New Delhi: “At about 8:30 PM on Sunday night, we found a student lying in the Sabarmati hostel backyard clearly in a state of shock and trauma. He had broken his right hand. The attackers had thrown him down from the first floor. By his admission, the student did not have any political affiliation,” an eye-witness to the ugly happenings on Sunday evening party told ETV Bharat.
Scores of students and even faculty members have been injured in a seemingly pre-planned brazen assault by a horde of masked youth who barged into Sabarmati hostel in Jawaharlal Nehru University (JNU) on Sunday evening.
But what stood out is the effectiveness of social media and the lightning speed it operates on. WhatsApp forwards, Facebook posts, etc of the bloody assault, bleeding students, the screams and the trauma, posted at a frenzied pace started dominating trends in cyberspace. By late evening, a clear narrative had emerged—JNU students had been wronged, and that the intruders/attackers were wrong.
Social media is an unfathomable cesspool and devours whatever is poured into it. But the skilfull propagation and the speed of it is determined by the acceptability of the content. In this case, there has been strong acceptability and seemingly that space is growing now. The novelty this time was that even individuals believed to be sympathetic to the ‘Sangh Parivar’ were dishing out forwards.

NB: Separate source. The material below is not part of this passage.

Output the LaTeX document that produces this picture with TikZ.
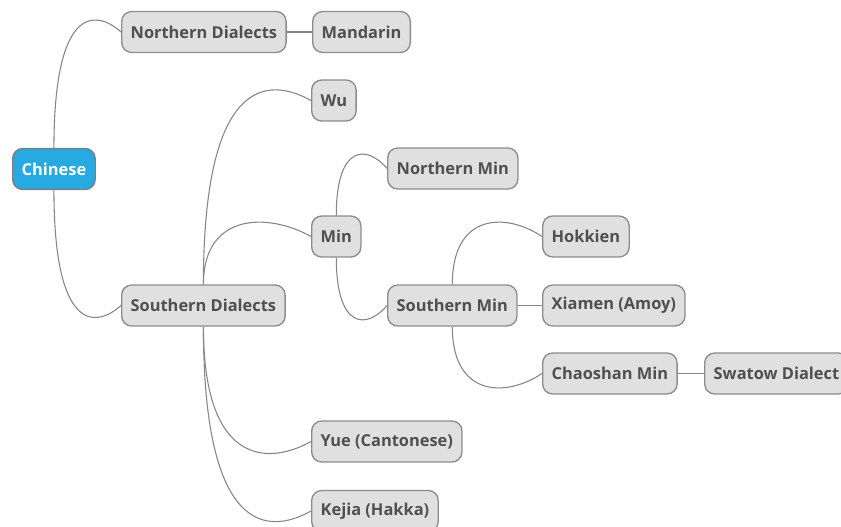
\documentclass[tikz,border=0pt]{standalone}
\usepackage{fontspec}
\setmainfont{Open Sans}
\usetikzlibrary{calc}
\definecolor{boxfill}{HTML}{E0E0E0}
\definecolor{boxline}{HTML}{8C8C8C}
\definecolor{boxtext}{HTML}{505050}
\definecolor{rootfill}{HTML}{27A9E1}
\definecolor{conncol}{HTML}{858585}
\tikzset{
  topic/.style={draw=boxline, line width=1pt, fill=boxfill, rounded corners=7.5pt,
    minimum height=30.75pt, inner xsep=6.75pt, inner ysep=0pt, anchor=west,
    text=boxtext, font=\bfseries\fontsize{12.3}{14}\selectfont},
  roottopic/.style={topic, fill=rootfill, draw=boxline!90!black, text=white},
  conn/.style={draw=conncol, line width=0.8pt},
}
\newcommand\upcurve[2]{\draw[conn] (#1.north) .. controls ($(#1.north |- #2.west)+(0,-24)$) and ($($(#1.north |- #2.west)!0.6!(#2.west)$)+(0,-24)$) .. (#2.west);}
\newcommand\downcurve[2]{\draw[conn] (#1.south) .. controls ($(#1.south |- #2.west)+(0,24)$) and ($($(#1.south |- #2.west)!0.6!(#2.west)$)+(0,24)$) .. (#2.west);}
\begin{document}
\begin{tikzpicture}[x=0.75pt,y=-0.75pt]
\useasboundingbox (0,0) rectangle (841,527);
\node[roottopic] (chinese) at (12,169) {Chinese};
\node[topic] (nd) at (121,32) {Northern Dialects};
\node[topic] (mandarin) at (312,32) {Mandarin};
\node[topic] (wu) at (311,100.5) {Wu};
\node[topic] (nmin) at (387,168.5) {Northern Min};
\node[topic] (min) at (311,236.5) {Min};
\node[topic] (sd) at (121,305.5) {Southern Dialects};
\node[topic] (smin) at (387,305.5) {Southern Min};
\node[topic] (hokkien) at (542,236.5) {Hokkien};
\node[topic] (xiamen) at (542,305.5) {Xiamen (Amoy)};
\node[topic] (chaoshan) at (542,373.5) {Chaoshan Min};
\node[topic] (swatow) at (704,373.5) {Swatow Dialect};
\node[topic] (yue) at (311,441.5) {Yue (Cantonese)};
\node[topic] (kejia) at (311,511) {Kejia (Hakka)};
\upcurve{chinese}{nd}
\downcurve{chinese}{sd}
\draw[conn] (nd.east) -- (mandarin.west);
\upcurve{sd}{wu}
\upcurve{sd}{min}
\downcurve{sd}{yue}
\downcurve{sd}{kejia}
\upcurve{min}{nmin}
\downcurve{min}{smin}
\upcurve{smin}{hokkien}
\draw[conn] (smin.east) -- (xiamen.west);
\downcurve{smin}{chaoshan}
\draw[conn] (chaoshan.east) -- (swatow.west);
\end{tikzpicture}
\end{document}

If the battle was for the heart and mind, this round was indeed bagged by JNU. From the tactical point of view, the assault could not have been more ill-advised and badly-executed.
“The JNU administration is trying to brand it as a clash between two groups of students, it was not. It was a violent attack by a mob of outsiders on a peaceful protest where JNU teachers and students were about to form a human chain,” says another eye-witness Prof Jayati Ghosh, a leading development economist who teaches economics at JNU.